While crying, Kuhn replied that he did not mean to hurt his daughter.

“I didn’t mean to hurt her,” he said in the taped interview. “I did put her in her bed too hard.”

Kuhn then requested to speak with an attorney.

Wasley asked for the maximum sentence, partly because Kuhn initially lied about the facts and was more concerned with him and the mother of Sailor not getting in trouble.

Wasley also said Kuhn never told authorities he partied with friends and his girlfriend Halloween night and police had to find out about this on their own.

“Judge, there is no one to speak for the victim,” Wasley said. “This is a case where a father and friends partied.”

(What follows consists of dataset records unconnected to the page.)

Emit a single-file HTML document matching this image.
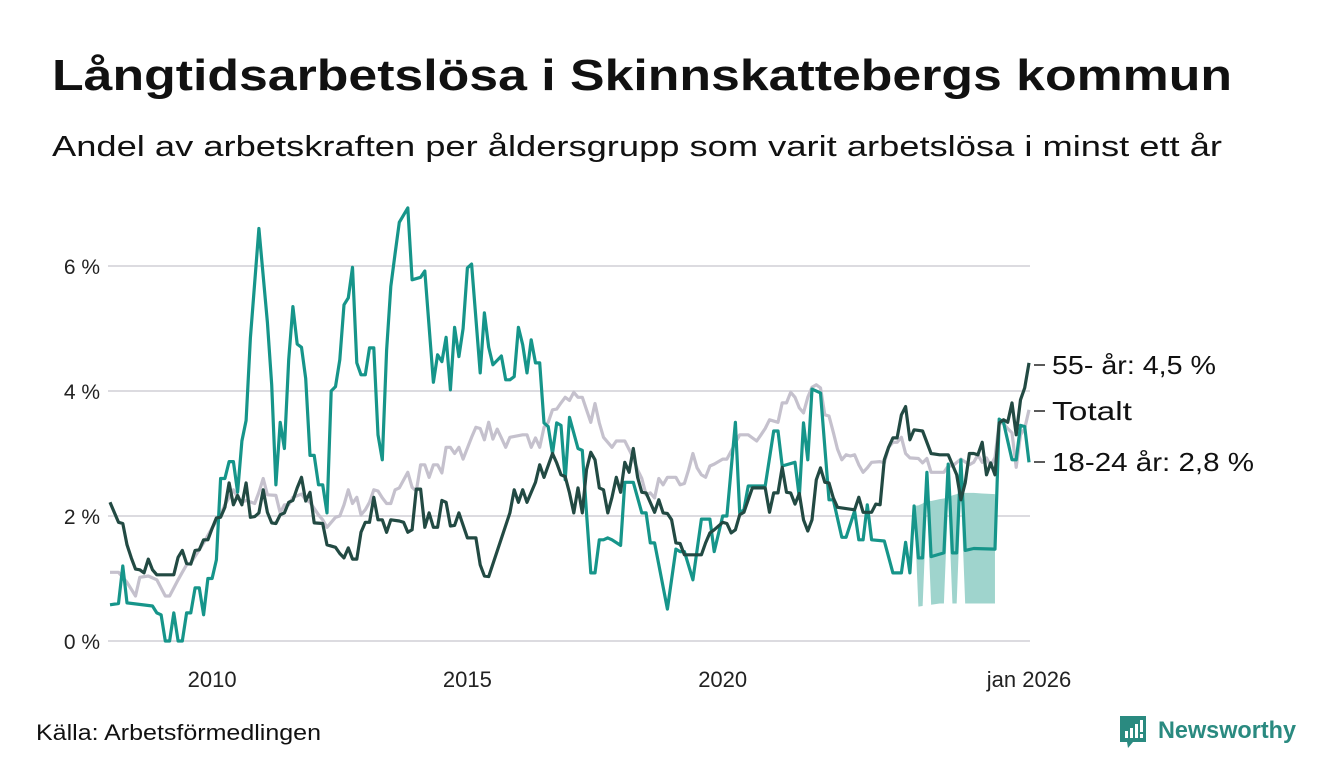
<!DOCTYPE html>
<html><head><meta charset="utf-8">
<style>
body{margin:0;background:#fff;}
svg{display:block;font-family:"Liberation Sans",sans-serif;}
</style></head>
<body>
<svg id="chart" width="1340" height="780" viewBox="0 0 1340 780">
<text x="52" y="90" font-size="44" font-weight="bold" fill="#111" textLength="1180" lengthAdjust="spacingAndGlyphs">Långtidsarbetslösa i Skinnskattebergs kommun</text>
<text x="52" y="156" font-size="29" fill="#111" textLength="1170" lengthAdjust="spacingAndGlyphs">Andel av arbetskraften per åldersgrupp som varit arbetslösa i minst ett år</text>
<g id="grid"></g>
<g id="band"></g>
<g id="lines"></g>
<g id="labels"></g>
<text x="36" y="740" font-size="22" fill="#111" textLength="285" lengthAdjust="spacingAndGlyphs">Källa: Arbetsförmedlingen</text>
<g>
<path d="M1120 716 h26 v26 h-13 l-5 6 l-1-6 h-7 z" fill="#2a8a80"/>
<rect x="1125" y="731" width="3" height="7" fill="#fff"/><rect x="1130" y="728" width="3" height="10" fill="#fff"/><rect x="1135" y="724" width="3" height="14" fill="#fff"/><rect x="1140" y="720" width="3" height="12" fill="#fff"/><rect x="1140" y="734" width="3" height="4" fill="#fff"/>
<text x="1158" y="738" font-size="24" font-weight="bold" fill="#2a8a80" textLength="138" lengthAdjust="spacingAndGlyphs">Newsworthy</text>
</g>
</svg>
<script>
// months since Jan 2008
const youthMonths=[0,2,3,4,10,11,12,13,14,15,16,17,18,19,20,21,22,23,24,25,26,27,28,29,30,31,32,33,35,37,38,39,40,41,42,43,44,45,46,47,48,49,50,51,52,53,54,55,56,57,58,59,60,61,62,63,64,65,66,67,68,70,71,73,74,76,77,78,79,80,81,82,83,84,85,87,88,89,90,92,93,94,95,96,97,98,99,100,101,102,103,104,105,106,107,108,110,111,112,113,114,115,116,117,118,120,121,122,123,125,126,127,128,131,133,134,135,137,138,139,141,142,144,145,147,148,149,150,152,154,156,157,158,161,162,163,164,165,167,169,170,172,173,175,176,177,178,179,182,184,186,187,188,189,190,191,192,193,196,197,198,199,200,201,203,208,209,210,212,213,214,215,216];
const youthValues=[0.58,0.6,1.2,0.61,0.56,0.45,0.42,0,0,0.45,0,0,0.45,0.45,0.85,0.85,0.42,1.0,1.0,1.3,2.6,2.6,2.87,2.87,2.38,3.2,3.53,4.85,6.6,5.1,4.1,2.5,3.5,3.08,4.5,5.35,4.75,4.7,4.2,2.97,2.97,2.5,2.5,2.05,4.0,4.07,4.5,5.38,5.49,5.98,4.45,4.26,4.26,4.69,4.69,3.3,2.9,4.65,5.67,6.2,6.7,6.93,5.78,5.82,5.92,4.14,4.58,4.47,4.86,4.02,5.02,4.55,5.0,5.97,6.03,4.29,5.25,4.7,4.42,4.56,4.18,4.18,4.23,5.02,4.74,4.29,4.82,4.45,4.45,3.49,3.43,3.0,3.49,3.45,2.58,3.58,3.08,3.05,2.05,1.09,1.09,1.62,1.62,1.65,1.62,1.53,2.54,2.54,2.54,2.05,2.05,1.57,1.57,0.51,1.47,1.43,1.43,0.98,1.46,1.95,1.95,1.43,2.0,2.0,3.5,2.05,2.1,2.48,2.48,2.48,3.36,3.36,2.8,2.86,2.3,3.49,2.9,4.03,3.97,2.26,2.26,1.66,1.66,2.08,1.62,1.62,2.18,1.62,1.6,1.09,1.09,1.58,1.09,2.16,1.33,1.33,2.7,1.35,1.41,2.83,1.41,1.41,2.9,1.45,1.48,1.47,3.55,3.5,2.9,2.9,3.45,3.43,2.86];
const oldMonths=[0,2,3,4,5,6,7,8,9,10,11,15,16,17,18,19,20,21,22,23,24,25,26,27,28,29,30,31,32,33,34,35,36,37,38,39,40,41,42,43,44,45,46,47,48,50,51,53,54,55,56,57,58,59,60,61,62,63,64,65,66,68,69,70,71,72,73,74,75,76,77,78,79,80,81,82,84,86,87,88,89,94,95,96,97,98,100,101,102,104,105,106,107,108,109,110,111,112,113,114,115,116,117,118,119,120,121,122,123,124,125,126,128,129,130,131,132,133,134,135,139,140,141,142,144,145,146,147,148,149,150,151,154,155,156,157,158,159,160,161,162,163,164,165,166,167,168,169,170,171,175,176,177,179,180,181,182,183,184,185,186,187,188,189,191,193,195,197,199,200,201,202,203,204,205,206,207,208,209,210,211,212,213,214,215,216];
const oldValues=[2.22,1.9,1.88,1.54,1.33,1.15,1.14,1.09,1.31,1.14,1.06,1.06,1.34,1.45,1.24,1.23,1.45,1.46,1.62,1.62,1.8,1.97,1.98,2.14,2.53,2.18,2.33,2.18,2.53,1.98,1.99,2.05,2.42,2.06,1.89,1.88,2.02,2.05,2.22,2.25,2.45,2.62,2.24,2.38,1.89,1.88,1.54,1.5,1.4,1.33,1.49,1.31,1.31,1.74,1.9,1.9,2.3,1.94,1.94,1.74,1.94,1.92,1.9,1.74,1.78,2.43,2.43,1.82,2.05,1.82,1.82,2.25,2.22,1.84,1.85,2.05,1.65,1.65,1.22,1.04,1.03,2.05,2.42,2.22,2.42,2.22,2.54,2.82,2.62,3.0,2.85,2.66,2.63,2.37,2.05,2.45,2.05,2.74,3.02,2.9,2.45,2.42,2.05,2.3,2.62,2.38,2.86,2.7,3.08,2.62,2.38,2.37,2.06,2.26,2.05,2.04,1.94,1.57,1.56,1.38,1.38,1.57,1.73,1.78,1.9,1.88,1.73,1.78,2.02,2.06,2.26,2.45,2.45,2.06,2.37,2.37,2.78,2.38,2.37,2.19,2.36,1.94,1.76,1.94,2.58,2.77,2.54,2.53,2.29,2.14,2.1,2.3,2.06,2.06,2.19,2.18,2.9,3.1,3.25,3.25,3.62,3.75,3.22,3.38,3.36,3.0,2.98,2.98,2.66,2.26,2.53,3.0,3.0,2.98,3.18,2.66,2.85,2.66,3.49,3.54,3.5,3.81,3.3,3.86,4.05,4.45];
const totalMonths=[0,2,4,6,7,9,11,13,14,16,17,18,19,21,22,24,26,27,29,30,31,32,34,35,36,37,39,40,41,42,43,45,46,47,49,50,51,53,54,55,56,57,58,59,60,61,62,63,64,65,66,67,68,70,71,72,73,74,75,76,77,78,79,80,81,82,83,85,86,87,88,89,90,91,92,93,94,97,98,99,100,101,102,103,104,105,106,107,108,109,110,111,112,113,114,115,116,118,119,121,123,124,125,126,127,128,129,130,131,133,134,135,136,137,138,139,140,141,142,144,145,146,147,148,150,151,152,153,154,155,157,158,159,160,161,162,163,164,165,166,167,168,169,170,171,172,173,174,175,176,177,178,179,181,182,183,184,185,186,187,188,190,191,192,193,195,196,197,198,200,202,203,204,205,206,207,208,209,210,211,212,213,214,215,216];
const totalValues=[1.1,1.1,0.94,0.72,1.02,1.04,0.98,0.72,0.72,0.98,1.1,1.22,1.25,1.46,1.57,1.81,2.02,2.18,2.42,2.3,2.22,2.25,2.2,2.38,2.6,2.34,2.33,2.05,2.18,2.18,2.3,2.35,2.26,2.22,2.02,1.94,1.82,1.98,2.0,2.18,2.42,2.2,2.3,2.02,2.1,2.22,2.42,2.4,2.29,2.2,2.2,2.42,2.45,2.7,2.46,2.4,2.82,2.82,2.62,2.82,2.82,2.69,3.1,3.1,3.0,3.1,2.91,3.26,3.42,3.4,3.22,3.5,3.23,3.39,3.25,3.1,3.26,3.3,3.3,3.1,3.25,3.1,3.42,3.5,3.7,3.71,3.81,3.9,3.85,3.98,3.9,3.9,3.7,3.5,3.8,3.49,3.26,3.1,3.2,3.2,2.93,2.74,2.6,2.34,2.37,2.29,2.6,2.5,2.62,2.62,2.5,2.52,2.74,3.0,2.77,2.66,2.62,2.8,2.83,2.91,2.91,3.04,3.17,3.3,3.3,3.25,3.2,3.3,3.4,3.54,3.5,3.81,3.81,3.98,3.9,3.73,3.65,3.9,4.06,4.1,4.05,3.62,3.6,3.34,3.07,2.9,2.98,2.96,2.98,2.82,2.7,2.77,2.86,2.87,2.85,3.1,3.18,3.18,3.26,3.0,2.93,2.92,2.85,2.92,2.7,2.7,2.7,2.8,2.8,2.91,2.82,2.86,2.98,2.86,2.93,2.8,2.94,3.5,3.48,3.4,3.33,2.78,3.3,3.4,3.7];
const bandMonths=[189,190,191,192,193,195,196,197,198,199,200,201,203,205,208];
const bandLow=[2.16,0.55,0.56,2.25,0.58,0.6,0.6,2.3,0.6,0.6,2.37,0.6,0.6,0.6,0.6];
const bandHigh=[2.16,2.17,2.2,2.25,2.24,2.27,2.28,2.3,2.33,2.35,2.37,2.37,2.37,2.36,2.35];
const yTicks=[0,2,4,6];
const yTickLabels=["0 %","2 %","4 %","6 %"];
const xTickMonths=[24,84,144,216];
const xTickLabels=["2010","2015","2020","jan 2026"];

const NS="http://www.w3.org/2000/svg";
const X=m=>110+m*(919/216);
const Y=v=>641-v*62.5;
function mk(tag,attrs,parent){const e=document.createElementNS(NS,tag);for(const k in attrs)e.setAttribute(k,attrs[k]);parent.appendChild(e);return e;}
const grid=document.getElementById('grid');
yTicks.forEach((t,i)=>{
  const l=mk('line',{x1:108,x2:1030,y1:Y(t),y2:Y(t),stroke:'#dcdbe0','stroke-width':2},grid);
  
  
  const tx=mk('text',{x:100,y:Y(t)+8,'text-anchor':'end','font-size':21,fill:'#222'},grid);
  tx.textContent=yTickLabels[i];
  
  
});
xTickMonths.forEach((m,i)=>{
  const tx=mk('text',{x:X(m),y:687,'text-anchor':'middle','font-size':22,fill:'#222'},grid);
  tx.textContent=xTickLabels[i];
  
  
});
let d='';
bandMonths.forEach((m,i)=>{d+=(i?'L':'M')+X(m)+' '+Y(bandHigh[i]);});
for(let i=bandMonths.length-1;i>=0;i--)d+='L'+X(bandMonths[i])+' '+Y(bandLow[i]);
const band=mk('path',{d:d+'Z',fill:'#9fd4cd'},document.getElementById('band'));


function line(ms,vs,color,name){
  const p=mk('path',{d:ms.map((m,i)=>(i?'L':'M')+X(m).toFixed(1)+' '+Y(vs[i]).toFixed(1)).join(''),fill:'none',stroke:color,'stroke-width':3.2,'stroke-linejoin':'round'},document.getElementById('lines'));
  
  
}
line(totalMonths,totalValues,'#c5c1cd','line-totalt');
line(youthMonths,youthValues,'#16958a','line-18-24');
line(oldMonths,oldValues,'#224a43','line-55-plus');
const labs=[["55- år: 4,5 %",365,164],["Totalt",411,80],["18-24 år: 2,8 %",462,202]];
const lg=document.getElementById('labels');
labs.forEach(a=>{
  const t=mk('line',{x1:1034,x2:1045,y1:a[1],y2:a[1],stroke:'#222','stroke-width':1.5},lg);
  
  
  const tx=mk('text',{x:1052,y:a[1]+9,'font-size':26,fill:'#111',textLength:a[2],lengthAdjust:'spacingAndGlyphs'},lg);
  tx.textContent=a[0];
  
  
});
</script>
</body></html>
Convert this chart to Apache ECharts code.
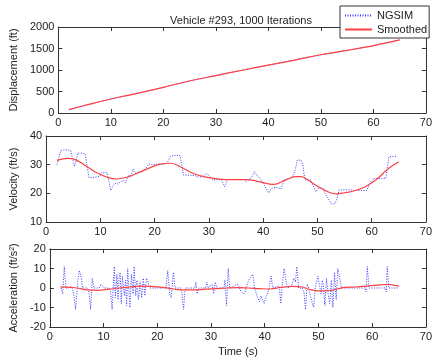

He said Kuhn only admitted to slamming his daughter onto a bed because the evidence contradicted his statements.

“Nothing ever can make this right,” Wasley said, and pointed at Kuhn’s driving under the influence of drugs while out on bail and his juvenile record. The DUI case was dismissed as part of the plea bargain as was the charge of child abuse.

“These are the reasons the people are asking for the maximum,” he said. “Nothing can restore the (life) of this baby. In the end he is not suitable for probation.”

Moran said the video clearly shows the death of Kuhn’s daughter was an accident, and added it took a while for his client to come to terms with what he did that took away the most precious thing in his life.

Putting Kuhn in prison, Moran said, would set back his client from all the progress he has already made. He also said Kuhn has been living with April Coleman, the mother of their deceased daughter.

“There are people who are so dangerous that they need to be locked in a cage; Dylan is not one of those people,” Moran said. “He has apologized to anyone who will listen.”

Kuhn’s mother, Vicki Espinoza, addressed the court and said there was a tragedy with what happened to her granddaughter.

She said sending her son to prison would not be appropriate, and added Sailor was his son’s life.

“I am so worried that if you send him away he will shut down,” she said. “I don’t know why it went this far. It was an accident.”

Coleman told Walker that she never observed Kuhn being overly frustrated with their daughter.

“He loved Sailor,” Coleman said. “The times I observed him with Sailor he was great. I am not exactly sure with what happened here.”

Walker also sentenced Kuhn to four years probation, mental health and substance evaluation and treatment, a parenting class, not to be allowed to be alone with children under the age of 10, court costs and possible restitution.